INSTRUCTIONS FOR THE TASK – Quote the whole listing word for word. Do not include the pictures.

AVAILABLE DATA –
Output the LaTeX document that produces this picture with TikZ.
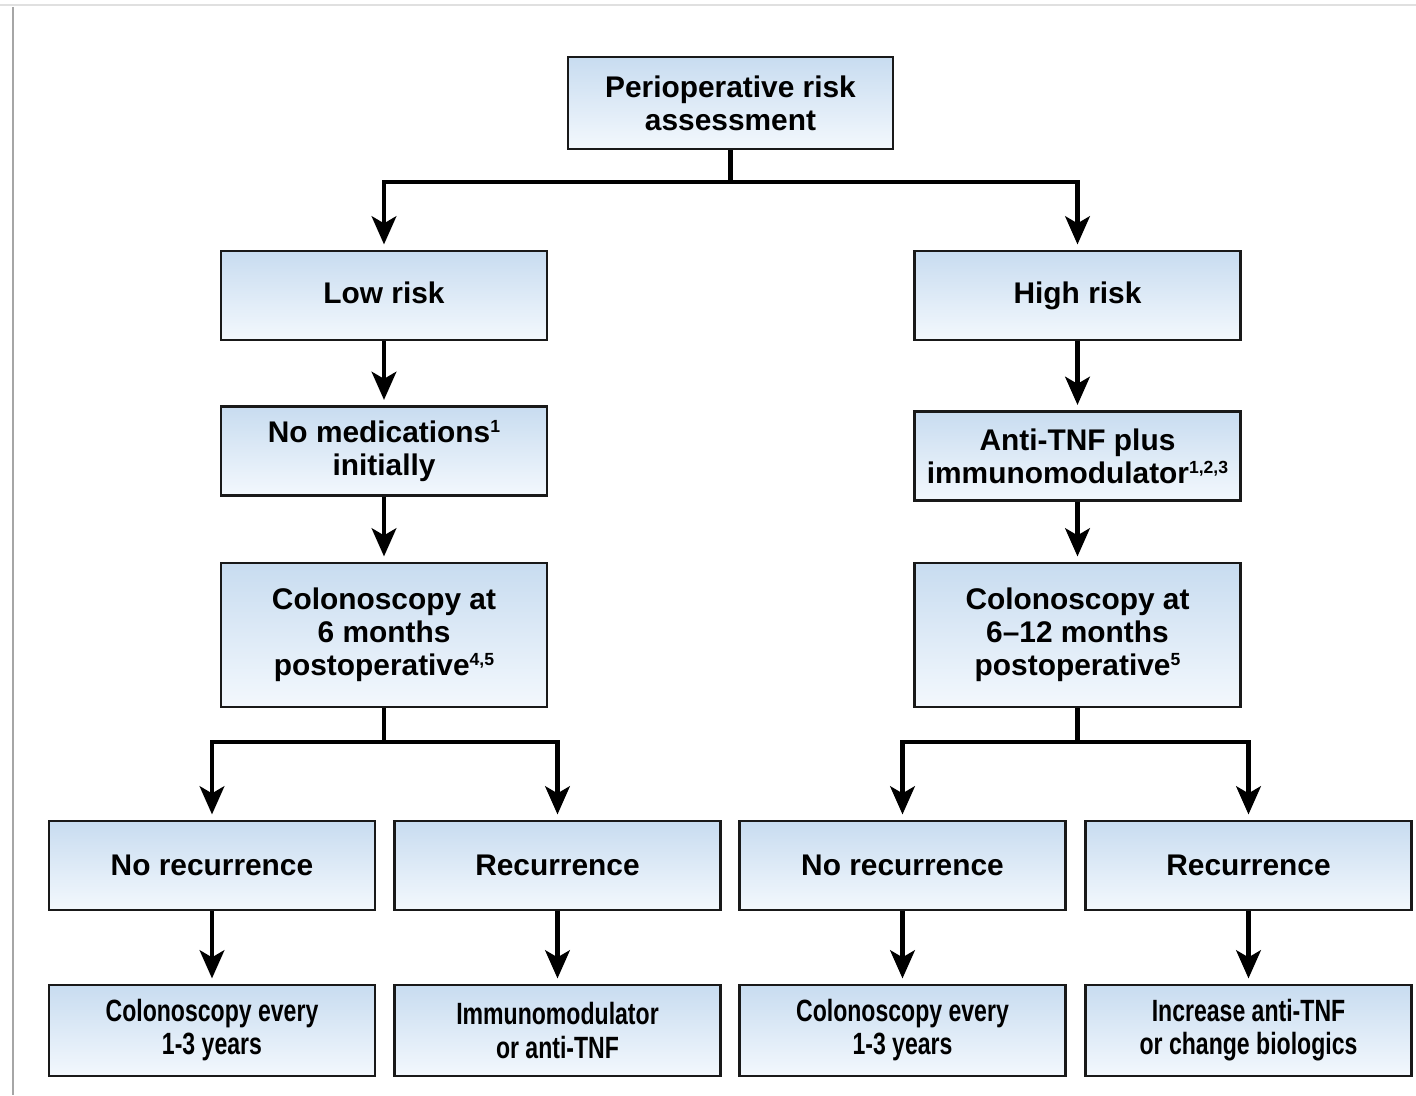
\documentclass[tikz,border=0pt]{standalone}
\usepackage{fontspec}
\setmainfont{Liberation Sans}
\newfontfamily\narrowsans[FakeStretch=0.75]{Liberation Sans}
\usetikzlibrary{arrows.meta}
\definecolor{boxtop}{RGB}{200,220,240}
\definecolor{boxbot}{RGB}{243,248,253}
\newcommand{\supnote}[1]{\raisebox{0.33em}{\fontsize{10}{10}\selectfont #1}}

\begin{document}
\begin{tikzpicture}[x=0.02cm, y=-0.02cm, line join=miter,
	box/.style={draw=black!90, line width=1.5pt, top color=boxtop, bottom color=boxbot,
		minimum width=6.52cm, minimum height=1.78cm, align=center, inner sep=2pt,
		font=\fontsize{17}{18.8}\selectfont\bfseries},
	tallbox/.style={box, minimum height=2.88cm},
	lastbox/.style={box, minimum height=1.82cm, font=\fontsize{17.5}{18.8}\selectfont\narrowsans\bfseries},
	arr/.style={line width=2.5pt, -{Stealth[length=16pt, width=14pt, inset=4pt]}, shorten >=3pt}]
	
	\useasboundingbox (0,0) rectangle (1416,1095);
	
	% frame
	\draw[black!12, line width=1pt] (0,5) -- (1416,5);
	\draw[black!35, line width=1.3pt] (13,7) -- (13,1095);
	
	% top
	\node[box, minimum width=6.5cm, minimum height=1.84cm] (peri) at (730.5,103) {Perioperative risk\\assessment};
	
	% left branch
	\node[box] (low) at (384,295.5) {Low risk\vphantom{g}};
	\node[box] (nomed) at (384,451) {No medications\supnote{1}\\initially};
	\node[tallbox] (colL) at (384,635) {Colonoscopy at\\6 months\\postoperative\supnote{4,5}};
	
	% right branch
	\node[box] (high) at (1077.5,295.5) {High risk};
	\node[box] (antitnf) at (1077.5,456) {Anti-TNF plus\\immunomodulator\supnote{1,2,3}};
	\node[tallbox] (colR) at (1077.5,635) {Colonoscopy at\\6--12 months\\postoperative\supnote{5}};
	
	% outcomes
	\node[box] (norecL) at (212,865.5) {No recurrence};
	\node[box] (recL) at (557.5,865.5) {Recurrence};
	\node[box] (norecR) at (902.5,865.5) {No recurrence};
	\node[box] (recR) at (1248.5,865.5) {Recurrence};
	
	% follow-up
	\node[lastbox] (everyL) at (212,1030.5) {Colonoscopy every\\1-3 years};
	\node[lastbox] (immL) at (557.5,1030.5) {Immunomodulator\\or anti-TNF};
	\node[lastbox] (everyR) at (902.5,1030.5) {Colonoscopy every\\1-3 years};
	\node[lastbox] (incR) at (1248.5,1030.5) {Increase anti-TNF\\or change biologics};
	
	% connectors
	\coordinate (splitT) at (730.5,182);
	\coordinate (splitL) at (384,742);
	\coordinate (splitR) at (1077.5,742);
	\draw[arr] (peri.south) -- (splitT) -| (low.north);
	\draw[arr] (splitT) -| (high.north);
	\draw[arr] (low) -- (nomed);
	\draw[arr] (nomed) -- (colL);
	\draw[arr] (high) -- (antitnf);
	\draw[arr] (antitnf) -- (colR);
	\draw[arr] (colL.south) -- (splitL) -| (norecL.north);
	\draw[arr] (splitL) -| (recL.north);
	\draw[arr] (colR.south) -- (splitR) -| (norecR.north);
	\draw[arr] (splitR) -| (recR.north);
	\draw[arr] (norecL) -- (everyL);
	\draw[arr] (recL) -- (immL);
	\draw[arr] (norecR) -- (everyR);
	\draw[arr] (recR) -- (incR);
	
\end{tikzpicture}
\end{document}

FINAL ANSWER –
Output the LaTeX document that produces this picture with TikZ.
\documentclass[tikz,border=0pt]{standalone}
\usepackage{fontspec}
\setmainfont{Liberation Sans}
\newfontfamily\narrowsans[FakeStretch=0.75]{Liberation Sans}
\usetikzlibrary{arrows.meta}
\definecolor{boxtop}{RGB}{200,220,240}
\definecolor{boxbot}{RGB}{243,248,253}
\newcommand{\supnote}[1]{\raisebox{0.33em}{\fontsize{10}{10}\selectfont #1}}

\begin{document}
\begin{tikzpicture}[x=0.02cm, y=-0.02cm, line join=miter,
	box/.style={draw=black!90, line width=1.5pt, top color=boxtop, bottom color=boxbot,
		minimum width=6.52cm, minimum height=1.78cm, align=center, inner sep=2pt,
		font=\fontsize{17}{18.8}\selectfont\bfseries},
	tallbox/.style={box, minimum height=2.88cm},
	lastbox/.style={box, minimum height=1.82cm, font=\fontsize{17.5}{18.8}\selectfont\narrowsans\bfseries},
	arr/.style={line width=2.5pt, -{Stealth[length=16pt, width=14pt, inset=4pt]}, shorten >=3pt}]
	
	\useasboundingbox (0,0) rectangle (1416,1095);
	
	% frame
	\draw[black!12, line width=1pt] (0,5) -- (1416,5);
	\draw[black!35, line width=1.3pt] (13,7) -- (13,1095);
	
	% top
	\node[box, minimum width=6.5cm, minimum height=1.84cm] (peri) at (730.5,103) {Perioperative risk\\assessment};
	
	% left branch
	\node[box] (low) at (384,295.5) {Low risk\vphantom{g}};
	\node[box] (nomed) at (384,451) {No medications\supnote{1}\\initially};
	\node[tallbox] (colL) at (384,635) {Colonoscopy at\\6 months\\postoperative\supnote{4,5}};
	
	% right branch
	\node[box] (high) at (1077.5,295.5) {High risk};
	\node[box] (antitnf) at (1077.5,456) {Anti-TNF plus\\immunomodulator\supnote{1,2,3}};
	\node[tallbox] (colR) at (1077.5,635) {Colonoscopy at\\6--12 months\\postoperative\supnote{5}};
	
	% outcomes
	\node[box] (norecL) at (212,865.5) {No recurrence};
	\node[box] (recL) at (557.5,865.5) {Recurrence};
	\node[box] (norecR) at (902.5,865.5) {No recurrence};
	\node[box] (recR) at (1248.5,865.5) {Recurrence};
	
	% follow-up
	\node[lastbox] (everyL) at (212,1030.5) {Colonoscopy every\\1-3 years};
	\node[lastbox] (immL) at (557.5,1030.5) {Immunomodulator\\or anti-TNF};
	\node[lastbox] (everyR) at (902.5,1030.5) {Colonoscopy every\\1-3 years};
	\node[lastbox] (incR) at (1248.5,1030.5) {Increase anti-TNF\\or change biologics};
	
	% connectors
	\coordinate (splitT) at (730.5,182);
	\coordinate (splitL) at (384,742);
	\coordinate (splitR) at (1077.5,742);
	\draw[arr] (peri.south) -- (splitT) -| (low.north);
	\draw[arr] (splitT) -| (high.north);
	\draw[arr] (low) -- (nomed);
	\draw[arr] (nomed) -- (colL);
	\draw[arr] (high) -- (antitnf);
	\draw[arr] (antitnf) -- (colR);
	\draw[arr] (colL.south) -- (splitL) -| (norecL.north);
	\draw[arr] (splitL) -| (recL.north);
	\draw[arr] (colR.south) -- (splitR) -| (norecR.north);
	\draw[arr] (splitR) -| (recR.north);
	\draw[arr] (norecL) -- (everyL);
	\draw[arr] (recL) -- (immL);
	\draw[arr] (norecR) -- (everyR);
	\draw[arr] (recR) -- (incR);
	
\end{tikzpicture}
\end{document}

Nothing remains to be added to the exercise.